Guest Editorial: Scene Understanding
Scene understanding is the ability to visually analyze a scene to answer questions such as: What is happening? Why is it happening? What will happen next? What should I do? For example, in the context of driving safety, the vision system would need to recognize nearby people and vehicles, anticipate their motions, infer traffic patterns, and detect road conditions. So far, research has focused on providing complete (e.g., every pixel labeled) or holistic (reasoning about several different scene elements) interpretations, often taking into account scene geometry or 3D spatial relationships.

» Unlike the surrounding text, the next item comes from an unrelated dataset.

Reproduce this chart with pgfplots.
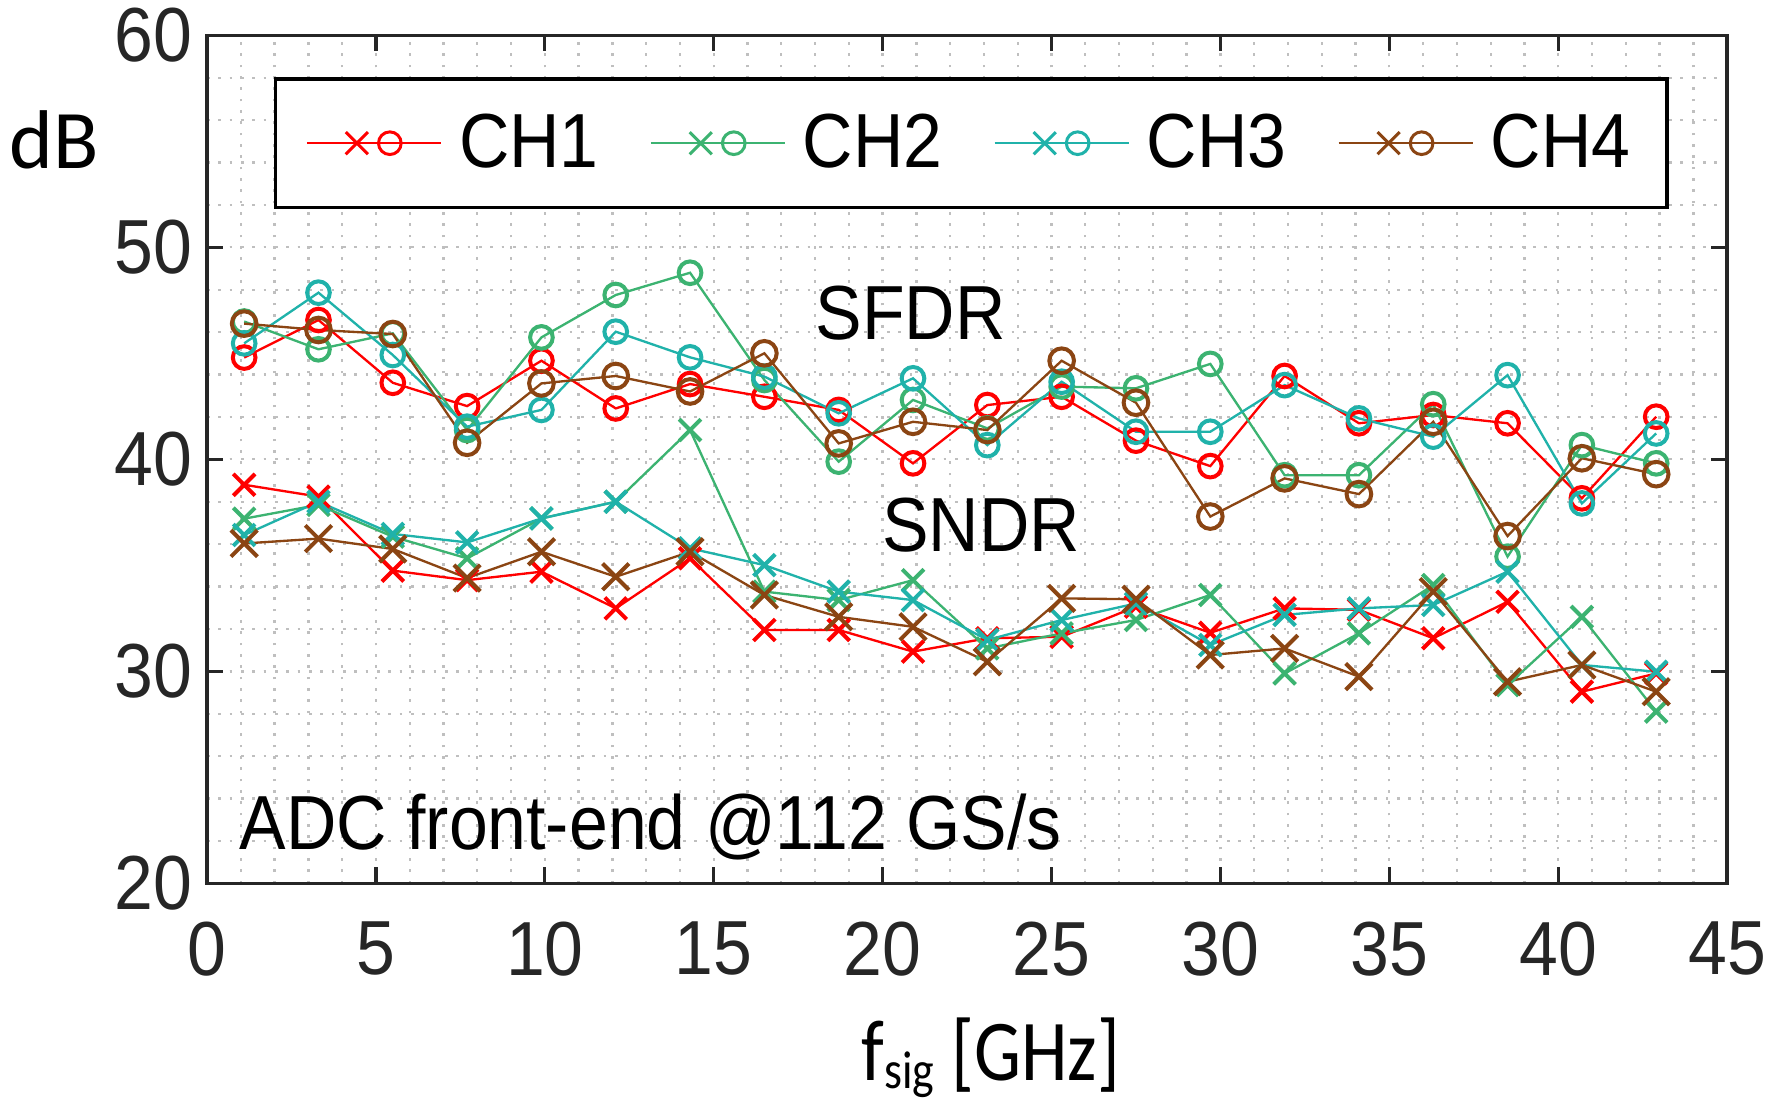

Accordingly, in this issue, several papers offer improvements to image segmentation and labeling through use of region classifiers, detectors, and object and scene context:
“Indoor Scene Understanding with RGB-D Images: Bottom-up Segmentation, Object Detection and Semantic Segmentation” (doi: 10.1007/s11263-014-0777-6) by Gupta et al. addresses problems of interpreting indoor scenes from a paired RGB and depth image. The method infers whether observed contours are due to depth, normal, or albedo changes and uses the contours to produce a hierarchical scene segmentation, in which non-adjacent regions can also be grouped to account for occlusion. Several geometry-based region features are proposed to classify regions into category labels, and object detectors using histograms of depth gradients and height are applied to localize individual objects. The paper demonstrates best-reported performance on segmentation, pixel labeling, and detection tasks in the NYU Depth v2 dataset.
“Scene Parsing with Object Instance Inference Using Regions and Per-exemplar Detectors” (doi: 10.1007/s11263-014-0778-5) by Tighe et al. describes an approach to use a combination of region classification and exemplar-based detection to label pixels into categories, segment object instances, and infer a depth ordering. The approach particularly emphasizes the problem of training and inference in “open universe” datasets that contain rare objects and are continually evolving.
“Labeling Complete Surfaces in Scene Understanding” (doi: 10.1007/s11263-014-0776-7) by Guo and Hoiem shows that inferring occluded background regions provides a more complete interpretation and improves accuracy in categorizing visible surfaces by enabling better context and shape priors. The method is applied to label pixels in images and to infer support surfaces at varying heights in rooms depicted in RGBD images.
Other papers focus on 3D geometric reasoning to improve segmentation, object detection, layout estimation, and to enable further reasoning about safety and stability:
“Towards Scene Understanding with Detailed 3D Object Representations” (doi: 10.1007/s11263-014-0780-y) by Zia et al. models cars as deformable 3D wireframes, improving occlusion reasoning, and jointly infers the orientation and position of the ground plane and objects. The approach can recover 3D location and pose of objects from monocular images with known intrinsic parameters. Experiments on the KITTI dataset demonstrate the helpfulness of layout and occlusion reasoning in estimating object 3D pose and layout.
“Indoor Scene Understanding with Geometric and Semantic Contexts” (doi: 10.1007/s11263-014-0779-4) by Choi et al. describes a 3D Geometric Phrases representation for encoding 3D spatial relationships of objects. A scene is modeled as a hierarchical graph with a scene category, groups of objects that belong together such as a table and chairs, and the individual objects. 3D scene and object layout is inferred from a single RGB image, and the use of geometric and semantic context is shown to improve scene classification, object detection, and layout estimation.
“Scene Understanding by Reasoning Stability and Safety” (doi: 10.1007/s11263-014-0795-4) by Zheng et al. describes an innovative method to model physical stability of objects from a 3D point cloud. The method recovers 3D volumetric primitives from voxels and groups primitives into objects to improve model stability, reasoning that objects in a static scene should be physically stable. The paper also demonstrates using the recovered scene model to evaluate safety and stability of objects under disturbances such as human activity, wind, or earthquakes.
Finally, “Graph-Based Discriminative Learning for Location Recognition” (doi: 10.1007/s11263-014-0774-9) by Cao and Snavely addresses the problem of recognizing the location from which a photograph was taken. The key idea is to represent places as graphs that encode relations among images and train classifiers to identify similar places in local subgraphs. These classifiers are then used to assign a query photo to likely subgraphs, from which the location is recognized. The method outperforms the standard bag-of-words retrieval approach and performs similarly to more expensive direct feature matching techniques.